MATERIAL SUPPLIED
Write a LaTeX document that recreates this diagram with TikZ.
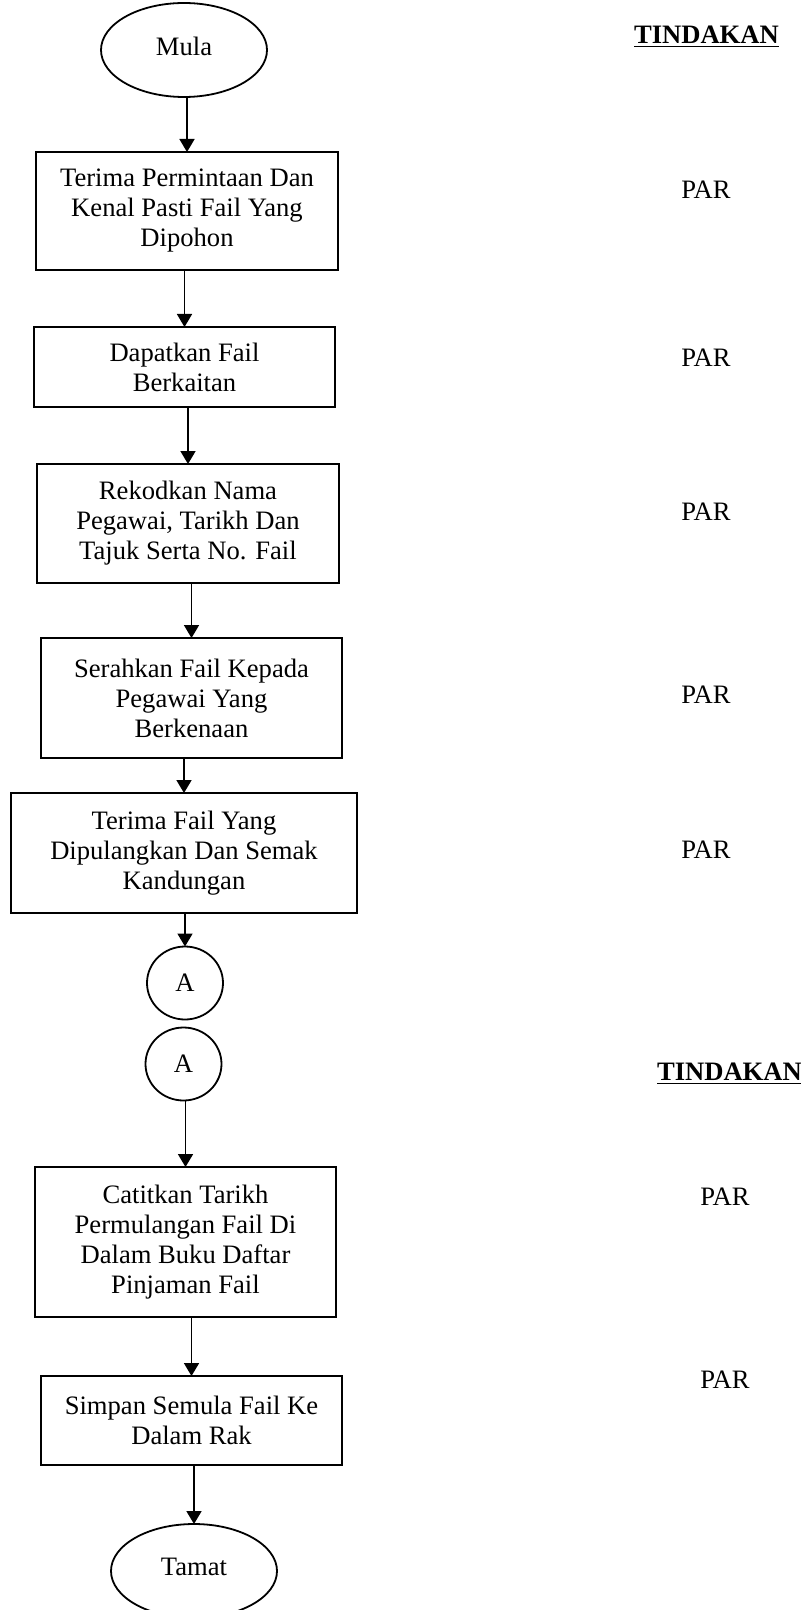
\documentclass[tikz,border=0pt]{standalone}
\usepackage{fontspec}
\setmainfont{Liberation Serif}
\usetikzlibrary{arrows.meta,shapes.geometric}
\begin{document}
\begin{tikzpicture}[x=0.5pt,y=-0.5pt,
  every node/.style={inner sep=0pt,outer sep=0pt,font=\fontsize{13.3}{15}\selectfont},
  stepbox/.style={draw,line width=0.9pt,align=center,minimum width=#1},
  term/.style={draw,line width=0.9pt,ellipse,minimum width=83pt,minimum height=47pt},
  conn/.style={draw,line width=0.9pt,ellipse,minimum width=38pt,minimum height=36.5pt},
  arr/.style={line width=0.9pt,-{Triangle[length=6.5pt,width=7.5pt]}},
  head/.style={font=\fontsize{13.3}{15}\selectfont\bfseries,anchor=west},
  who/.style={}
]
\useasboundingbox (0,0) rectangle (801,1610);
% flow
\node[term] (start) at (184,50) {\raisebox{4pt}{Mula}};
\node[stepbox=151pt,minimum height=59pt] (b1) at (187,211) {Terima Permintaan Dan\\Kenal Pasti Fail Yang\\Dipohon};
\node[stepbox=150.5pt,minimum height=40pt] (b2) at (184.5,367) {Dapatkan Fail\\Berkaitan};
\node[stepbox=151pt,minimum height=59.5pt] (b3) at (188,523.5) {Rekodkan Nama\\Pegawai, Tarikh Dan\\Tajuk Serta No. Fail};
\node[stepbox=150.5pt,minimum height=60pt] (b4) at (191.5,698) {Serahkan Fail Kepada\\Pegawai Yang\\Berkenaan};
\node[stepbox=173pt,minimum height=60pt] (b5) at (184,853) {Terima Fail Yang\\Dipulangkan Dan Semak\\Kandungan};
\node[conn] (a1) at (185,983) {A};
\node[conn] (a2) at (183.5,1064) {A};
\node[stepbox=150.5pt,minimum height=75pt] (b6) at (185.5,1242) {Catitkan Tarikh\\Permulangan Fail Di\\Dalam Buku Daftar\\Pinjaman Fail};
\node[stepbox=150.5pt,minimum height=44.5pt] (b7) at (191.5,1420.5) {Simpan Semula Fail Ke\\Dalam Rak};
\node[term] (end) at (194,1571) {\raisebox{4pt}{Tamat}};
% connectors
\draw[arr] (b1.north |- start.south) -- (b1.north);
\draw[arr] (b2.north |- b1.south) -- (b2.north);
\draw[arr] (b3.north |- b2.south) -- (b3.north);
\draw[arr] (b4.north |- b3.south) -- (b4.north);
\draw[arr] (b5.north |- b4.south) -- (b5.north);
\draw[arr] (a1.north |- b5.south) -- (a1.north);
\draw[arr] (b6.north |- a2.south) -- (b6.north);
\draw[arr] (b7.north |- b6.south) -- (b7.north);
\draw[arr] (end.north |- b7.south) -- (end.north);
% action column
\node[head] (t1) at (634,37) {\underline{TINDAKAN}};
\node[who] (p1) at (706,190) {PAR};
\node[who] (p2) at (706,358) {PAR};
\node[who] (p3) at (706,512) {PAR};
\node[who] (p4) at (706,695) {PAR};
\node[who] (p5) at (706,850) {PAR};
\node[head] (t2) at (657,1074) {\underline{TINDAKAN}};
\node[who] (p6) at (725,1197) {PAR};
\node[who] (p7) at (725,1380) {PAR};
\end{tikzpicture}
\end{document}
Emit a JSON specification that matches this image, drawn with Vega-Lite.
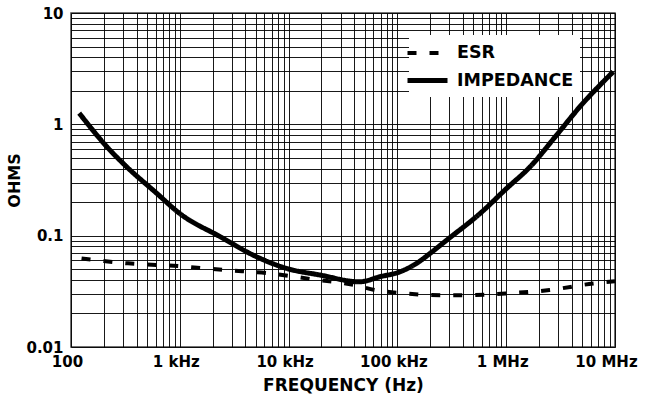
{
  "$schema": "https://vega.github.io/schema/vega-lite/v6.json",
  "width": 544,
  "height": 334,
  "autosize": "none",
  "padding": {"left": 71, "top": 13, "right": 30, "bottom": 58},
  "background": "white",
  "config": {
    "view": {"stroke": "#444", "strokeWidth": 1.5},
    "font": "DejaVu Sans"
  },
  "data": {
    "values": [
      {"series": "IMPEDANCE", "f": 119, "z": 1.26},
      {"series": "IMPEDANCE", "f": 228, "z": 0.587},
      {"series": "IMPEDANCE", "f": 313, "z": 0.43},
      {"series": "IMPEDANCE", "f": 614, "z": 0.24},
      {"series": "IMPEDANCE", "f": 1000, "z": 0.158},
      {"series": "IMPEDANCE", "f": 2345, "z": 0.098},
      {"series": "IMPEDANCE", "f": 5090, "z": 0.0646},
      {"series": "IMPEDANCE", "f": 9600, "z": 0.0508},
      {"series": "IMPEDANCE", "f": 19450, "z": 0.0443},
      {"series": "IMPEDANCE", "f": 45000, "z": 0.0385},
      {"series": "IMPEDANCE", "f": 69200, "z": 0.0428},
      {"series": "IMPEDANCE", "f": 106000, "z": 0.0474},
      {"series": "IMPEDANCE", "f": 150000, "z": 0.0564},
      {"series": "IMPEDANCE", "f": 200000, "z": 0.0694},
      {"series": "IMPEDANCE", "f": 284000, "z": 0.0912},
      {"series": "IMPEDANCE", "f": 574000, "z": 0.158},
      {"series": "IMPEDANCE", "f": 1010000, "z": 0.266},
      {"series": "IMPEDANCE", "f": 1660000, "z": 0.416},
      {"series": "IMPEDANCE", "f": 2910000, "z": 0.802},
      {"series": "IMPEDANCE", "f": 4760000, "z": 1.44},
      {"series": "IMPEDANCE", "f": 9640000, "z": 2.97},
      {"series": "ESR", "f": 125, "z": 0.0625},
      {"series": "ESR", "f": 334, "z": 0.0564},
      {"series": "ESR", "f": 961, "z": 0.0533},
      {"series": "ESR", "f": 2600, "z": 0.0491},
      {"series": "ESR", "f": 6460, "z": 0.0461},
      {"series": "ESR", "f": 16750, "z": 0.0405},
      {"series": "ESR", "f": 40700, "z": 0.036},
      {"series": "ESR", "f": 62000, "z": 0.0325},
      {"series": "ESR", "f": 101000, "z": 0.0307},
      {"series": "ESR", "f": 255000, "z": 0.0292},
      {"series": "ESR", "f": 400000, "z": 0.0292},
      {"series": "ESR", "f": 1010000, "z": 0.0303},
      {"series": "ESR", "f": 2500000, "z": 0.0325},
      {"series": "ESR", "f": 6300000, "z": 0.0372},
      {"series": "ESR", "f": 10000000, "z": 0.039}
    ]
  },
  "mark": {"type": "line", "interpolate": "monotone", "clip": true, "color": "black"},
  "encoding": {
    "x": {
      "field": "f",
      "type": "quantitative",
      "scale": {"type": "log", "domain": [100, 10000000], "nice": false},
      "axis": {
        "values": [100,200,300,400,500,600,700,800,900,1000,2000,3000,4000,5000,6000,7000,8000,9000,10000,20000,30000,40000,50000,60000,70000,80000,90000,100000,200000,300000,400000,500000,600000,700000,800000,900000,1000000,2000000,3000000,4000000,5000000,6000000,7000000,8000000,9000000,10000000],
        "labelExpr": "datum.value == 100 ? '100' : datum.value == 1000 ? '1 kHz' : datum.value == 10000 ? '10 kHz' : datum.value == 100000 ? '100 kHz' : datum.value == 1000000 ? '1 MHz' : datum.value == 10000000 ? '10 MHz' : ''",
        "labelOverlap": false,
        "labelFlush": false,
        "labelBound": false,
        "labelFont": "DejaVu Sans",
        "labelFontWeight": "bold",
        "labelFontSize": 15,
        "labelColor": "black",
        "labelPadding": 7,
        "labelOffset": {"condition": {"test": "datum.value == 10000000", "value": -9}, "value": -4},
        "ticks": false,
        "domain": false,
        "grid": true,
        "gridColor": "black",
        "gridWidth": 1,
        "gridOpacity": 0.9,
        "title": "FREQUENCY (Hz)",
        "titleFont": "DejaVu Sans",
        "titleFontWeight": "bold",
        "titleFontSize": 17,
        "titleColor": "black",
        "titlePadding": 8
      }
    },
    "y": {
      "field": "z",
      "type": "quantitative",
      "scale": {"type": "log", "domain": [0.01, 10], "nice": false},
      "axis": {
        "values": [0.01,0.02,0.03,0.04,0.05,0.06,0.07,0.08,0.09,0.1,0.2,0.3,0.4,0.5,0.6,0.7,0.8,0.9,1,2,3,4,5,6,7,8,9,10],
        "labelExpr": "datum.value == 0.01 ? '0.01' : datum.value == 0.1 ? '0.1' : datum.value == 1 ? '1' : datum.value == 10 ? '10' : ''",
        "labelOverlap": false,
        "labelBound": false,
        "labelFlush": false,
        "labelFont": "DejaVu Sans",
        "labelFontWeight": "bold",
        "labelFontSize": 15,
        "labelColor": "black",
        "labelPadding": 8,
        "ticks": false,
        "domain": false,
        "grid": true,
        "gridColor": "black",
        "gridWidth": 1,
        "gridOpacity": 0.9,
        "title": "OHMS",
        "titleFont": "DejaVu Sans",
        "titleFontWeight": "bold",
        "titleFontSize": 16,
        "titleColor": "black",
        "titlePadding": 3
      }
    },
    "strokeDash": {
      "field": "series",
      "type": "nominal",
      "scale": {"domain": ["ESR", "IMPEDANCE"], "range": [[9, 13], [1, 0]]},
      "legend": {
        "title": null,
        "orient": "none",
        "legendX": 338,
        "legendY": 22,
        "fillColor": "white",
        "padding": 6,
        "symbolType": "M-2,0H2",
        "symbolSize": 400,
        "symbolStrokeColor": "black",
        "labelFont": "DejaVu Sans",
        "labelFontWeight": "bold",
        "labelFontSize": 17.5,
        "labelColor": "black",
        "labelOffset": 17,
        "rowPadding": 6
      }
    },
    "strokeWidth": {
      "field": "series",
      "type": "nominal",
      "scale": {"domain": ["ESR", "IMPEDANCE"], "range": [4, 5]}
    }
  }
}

SHORT PROBLEM
Find each line holding "with". Copy it out.

EXPECTED ANSWER
Write a LaTeX document that recreates this diagram with TikZ.
Emit a JSON specification that matches this image, drawn with Vega-Lite.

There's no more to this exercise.